Google Unlocks Its Handset
The Android Dev Phone 1 will be very similar to the G1 being offered from T-Mobile International AG but it will be completely SIM-unlocked and hardware-unlocked, according to the Android developer's Web site. For content creators hoping to get their programs into the Android Market, this handset offers an easy way to test applications on a physical device without having to sign up for a wireless service contract.
"The device ships with a system image that is fully compatible with Android 1.0, so you can rely on it when developing your applications. You can use any SIM in the device and can flash custom Android builds that will work with the unlocked bootloader," read the developer's site. "Unlike the bootloader on retail devices, the bootloader on the Android Dev Phone 1 does not enforce signed system images."
Prior to this version, content creators could purchase a contract-free version of the G1 and modify the firmware to enable a bootloader. But that process only works with retail units that have an older firmware, and it has the potential to break the phone if not done properly.
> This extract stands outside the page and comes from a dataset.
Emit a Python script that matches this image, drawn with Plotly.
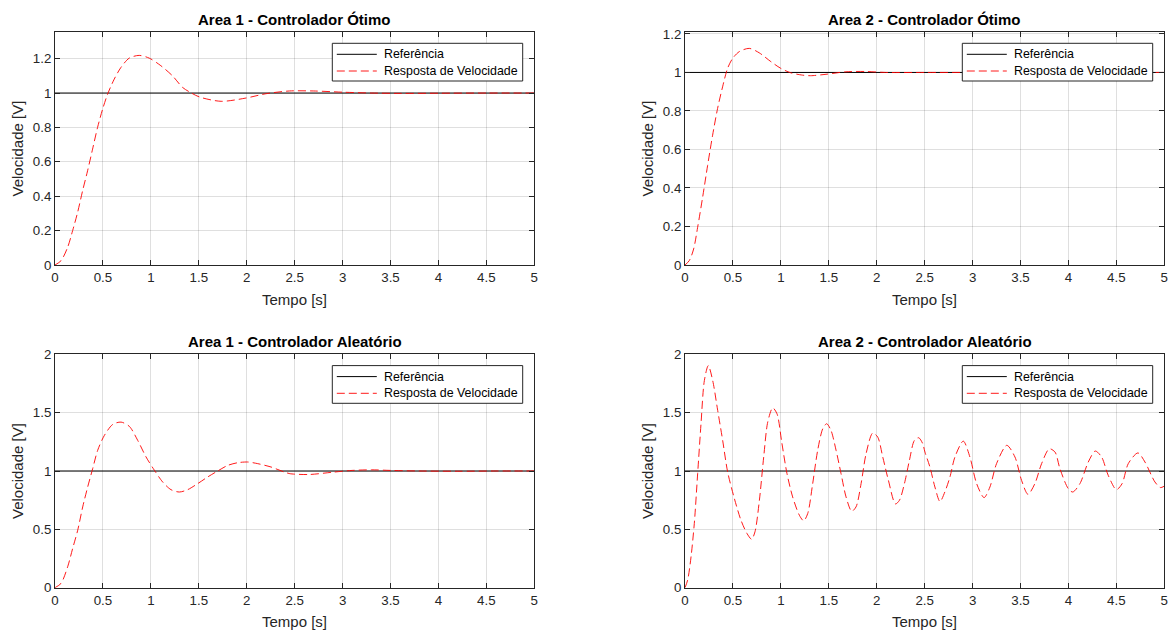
import plotly.graph_objects as go

# ---------------- data ----------------
# Step reference (constant 1 V)
ref_t = [0, 5]
ref_v = [1, 1]

# Area 1 - optimal controller
a1_opt_t = [0, 0.063, 0.132, 0.184, 0.236, 0.288, 0.34, 0.392, 0.444, 0.497, 0.549,
            0.618, 0.688, 0.774, 0.878, 0.983, 1.104, 1.226, 1.33, 1.404, 1.508,
            1.733, 1.993, 2.2, 2.444, 2.7, 3.0, 3.3, 3.6, 4.0, 4.5, 5.0]
a1_opt_v = [0, 0.025, 0.103, 0.2, 0.306, 0.432, 0.548, 0.674, 0.8, 0.907, 0.994,
            1.081, 1.149, 1.203, 1.219, 1.203, 1.159, 1.1, 1.033, 1.006, 0.977,
            0.952, 0.971, 0.996, 1.012, 1.012, 1.005, 1.0, 0.998, 0.999, 1.0, 1.0]

# Area 2 - optimal controller
a2_opt_t = [0, 0.045, 0.09, 0.132, 0.184, 0.236, 0.288, 0.34, 0.392, 0.444, 0.497,
            0.566, 0.67, 0.774, 0.896, 1.0, 1.104, 1.226, 1.31, 1.483, 1.67, 1.88,
            2.09, 2.5, 3.0, 3.5, 4.0, 4.5, 5.0]
a2_opt_v = [0, 0.023, 0.083, 0.196, 0.352, 0.517, 0.674, 0.813, 0.925, 1.021, 1.073,
            1.108, 1.125, 1.102, 1.056, 1.021, 0.998, 0.986, 0.983, 0.991, 1.003, 1.005,
            1.0, 1.0, 1.0, 1.0, 1.0, 1.0, 1.0]

# Area 1 - random controller
a1_rnd_t = [0, 0.063, 0.132, 0.184, 0.237, 0.289, 0.341, 0.393, 0.445, 0.515, 0.602,
            0.689, 0.776, 0.863, 0.95, 1.037, 1.123, 1.21, 1.297, 1.384, 1.489, 1.593,
            1.697, 1.802, 1.906, 2.01, 2.115, 2.254, 2.393, 2.45, 2.65, 2.9, 3.1, 3.3,
            3.5, 3.8, 4.2, 4.6, 5.0]
a1_rnd_v = [0, 0.037, 0.179, 0.336, 0.493, 0.692, 0.863, 1.02, 1.177, 1.305, 1.399,
            1.419, 1.382, 1.262, 1.12, 1.006, 0.906, 0.84, 0.82, 0.84, 0.892, 0.949,
            1.0, 1.048, 1.071, 1.077, 1.063, 1.034, 0.991, 0.977, 0.97, 0.99, 1.005, 1.01,
            1.005, 1.0, 0.998, 1.0, 1.0]

# Area 2 - random controller
a2_rnd_t = [0, 0.028, 0.063, 0.097, 0.132, 0.167, 0.202, 0.243, 0.289, 0.341, 0.393,
            0.445, 0.515, 0.584, 0.647, 0.695, 0.73, 0.776, 0.821, 0.863, 0.915, 0.96,
            1.009, 1.064, 1.123, 1.193, 1.238, 1.28, 1.332, 1.384, 1.437, 1.478, 1.523,
            1.576, 1.628, 1.68, 1.739, 1.784, 1.837, 1.889, 1.958, 2.01, 2.063, 2.122,
            2.195, 2.237, 2.289, 2.341, 2.393, 2.438, 2.48, 2.503, 2.555, 2.607, 2.66,
            2.711, 2.764, 2.816, 2.903, 2.972, 3.042, 3.12, 3.181, 3.25, 3.357, 3.442,
            3.511, 3.578, 3.65, 3.72, 3.8, 3.86, 3.911, 3.998, 4.045, 4.12, 4.207, 4.28,
            4.346, 4.415, 4.5, 4.56, 4.624, 4.725, 4.798, 4.902, 4.96, 5.0]
a2_rnd_v = [0, 0.066, 0.265, 0.55, 0.977, 1.405, 1.775, 1.903, 1.775, 1.519, 1.262,
            0.991, 0.764, 0.578, 0.464, 0.415, 0.479, 0.749, 1.12, 1.419, 1.541, 1.49,
            1.248, 0.977, 0.778, 0.621, 0.573, 0.635, 0.892, 1.177, 1.362, 1.405, 1.348,
            1.177, 0.977, 0.778, 0.655, 0.692, 0.892, 1.148, 1.325, 1.291, 1.12, 0.92,
            0.718, 0.749, 0.892, 1.091, 1.262, 1.285, 1.234, 1.162, 1.034, 0.863, 0.738,
            0.821, 0.949, 1.12, 1.256, 1.12, 0.892, 0.772, 0.863, 1.063, 1.22, 1.12,
            0.92, 0.8, 0.892, 1.063, 1.19, 1.162, 1.02, 0.849, 0.82, 0.892, 1.077, 1.171,
            1.12, 0.963, 0.84, 0.892, 1.063, 1.155, 1.077, 0.906, 0.858, 0.87]

titles = ["Area 1 - Controlador Ótimo", "Area 2 - Controlador Ótimo",
          "Area 1 - Controlador Aleatório", "Area 2 - Controlador Aleatório"]
x_label = "Tempo [s]"
y_label = "Velocidade [V]"
legend_names = ["Referência", "Resposta de Velocidade"]

x_ticks = [0, 0.5, 1, 1.5, 2, 2.5, 3, 3.5, 4, 4.5, 5]
y_ticks_top_left = [0, 0.2, 0.4, 0.6, 0.8, 1, 1.2]
y_ticks_top_right = [0, 0.2, 0.4, 0.6, 0.8, 1, 1.2]
y_ticks_bottom = [0, 0.5, 1, 1.5, 2]

# ---------------- layout helpers ----------------
W, H = 1169, 632
FONT = "Liberation Sans, Arial, sans-serif"
AXCOL = "#262626"
REF_LINE = dict(color="black", width=1)
RESP_LINE = dict(color="red", width=0.9, dash="8px,4px")


def px_x(x):
    return x / W


def px_y(y):
    return 1 - y / H


# axes boxes in pixels: (left, right, top, bottom)
boxes = [
    (55, 534.3, 32, 265),
    (685, 1164.3, 32, 265),
    (55, 534.3, 354.3, 587.7),
    (685, 1164.3, 354.3, 587.7),
]
y_ranges = [[0, 1.355], [0, 1.21], [0, 2], [0, 2]]
y_tick_sets = [y_ticks_top_left, y_ticks_top_right, y_ticks_bottom, y_ticks_bottom]
series = [(a1_opt_t, a1_opt_v), (a2_opt_t, a2_opt_v),
          (a1_rnd_t, a1_rnd_v), (a2_rnd_t, a2_rnd_v)]

fig = go.Figure()
annotations = []
shapes = []
layout = {}

for i in range(4):
    n = "" if i == 0 else str(i + 1)
    xa, ya = "x" + n, "y" + n
    t, v = series[i]
    fig.add_trace(go.Scatter(
        x=ref_t, y=ref_v, mode="lines", name=legend_names[0],
        line=REF_LINE, xaxis=xa, yaxis=ya, showlegend=False))
    fig.add_trace(go.Scatter(
        x=t, y=v, mode="lines", name=legend_names[1],
        line=dict(RESP_LINE, shape="spline", smoothing=0.8),
        xaxis=xa, yaxis=ya, showlegend=False))

    l, r, tp, b = boxes[i]
    common = dict(
        showline=True, linecolor=AXCOL, linewidth=1, mirror="ticks",
        ticks="inside", ticklen=5, tickwidth=1, tickcolor=AXCOL,
        showgrid=True, gridcolor="rgba(38,38,38,0.15)", gridwidth=1,
        zeroline=False, tickfont=dict(family=FONT, size=13.3, color=AXCOL),
        fixedrange=True, automargin=False,
    )
    layout["xaxis" + n] = dict(
        domain=[px_x(l), px_x(r)], range=[0, 5], anchor=ya,
        tickvals=x_ticks, ticktext=[f"{x:g}" for x in x_ticks], **common)
    layout["yaxis" + n] = dict(
        domain=[px_y(b), px_y(tp)], range=y_ranges[i], anchor=xa,
        tickvals=y_tick_sets[i], ticktext=[f"{y:g}" for y in y_tick_sets[i]], **common)

    # legend box in the upper-right corner of each axes
    bx1, by0 = r - 11.6, tp + 11.3
    bx0, by1 = bx1 - 190.4, by0 + 37.7
    shapes.append(dict(type="rect", xref="paper", yref="paper",
                       x0=px_x(bx0), x1=px_x(bx1), y0=px_y(by1), y1=px_y(by0),
                       fillcolor="white", line=dict(color=AXCOL, width=1), layer="above"))
    for k, (name, style) in enumerate(zip(legend_names, [REF_LINE, RESP_LINE])):
        ry = by0 + 11 + k * 16.7
        shapes.append(dict(type="line", xref="paper", yref="paper",
                           x0=px_x(bx0 + 4.5), x1=px_x(bx0 + 44.5),
                           y0=px_y(ry), y1=px_y(ry), line=style, layer="above"))
        annotations.append(dict(
            text=name, x=px_x(bx0 + 49.5), y=px_y(ry), xref="paper", yref="paper",
            xanchor="left", yanchor="middle", showarrow=False,
            font=dict(family=FONT, size=12.4, color="black")))

    cx = (l + r) / 2
    annotations.append(dict(
        text="<b>" + titles[i] + "</b>", x=px_x(cx), y=px_y(tp - 13), xref="paper", yref="paper",
        xanchor="center", yanchor="middle", showarrow=False,
        font=dict(family=FONT, size=15, color="black")))
    annotations.append(dict(
        text=x_label, x=px_x(cx), y=px_y(b + 34), xref="paper", yref="paper",
        xanchor="center", yanchor="middle", showarrow=False,
        font=dict(family=FONT, size=15, color=AXCOL)))
    annotations.append(dict(
        text=y_label, x=px_x(l - 38), y=px_y((tp + b) / 2), xref="paper", yref="paper",
        xanchor="center", yanchor="middle", showarrow=False, textangle=-90,
        font=dict(family=FONT, size=15, color=AXCOL)))

fig.update_layout(
    width=W, height=H,
    # fixed margins: nothing may push the plot areas away from their domains
    margin=dict(l=0, r=0, t=0, b=0, pad=0, autoexpand=False),
    paper_bgcolor="white", plot_bgcolor="white",
    showlegend=False, annotations=annotations, shapes=shapes, **layout,
)

fig.write_html("out.html")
Customers looking to take their G1 onto other GSM networks should be advised that Google said this version is not intended for non-developer end users. Additionally, any unlocked G1 is capable of only using T-Mobile's 3G networks in the United States.
"Since the devices can be configured with system software not provided by or supported by Google or any other company, end users operate these devices at their own risk," Google said.
The move could eventually lead to more compelling applications for the first Android-powered handset, which is facing stiff competition from Apple Inc. (Nasdaq: AAPL)'s iPhone 3G and BlackBerry 's touch-screen Storm smartphone.
The Android Dev Phone 1 also has a unique design on its back cover, and it costs $399 with free shipping in the United States. Users must join the $25 Android Marketplace program to be eligible for the device.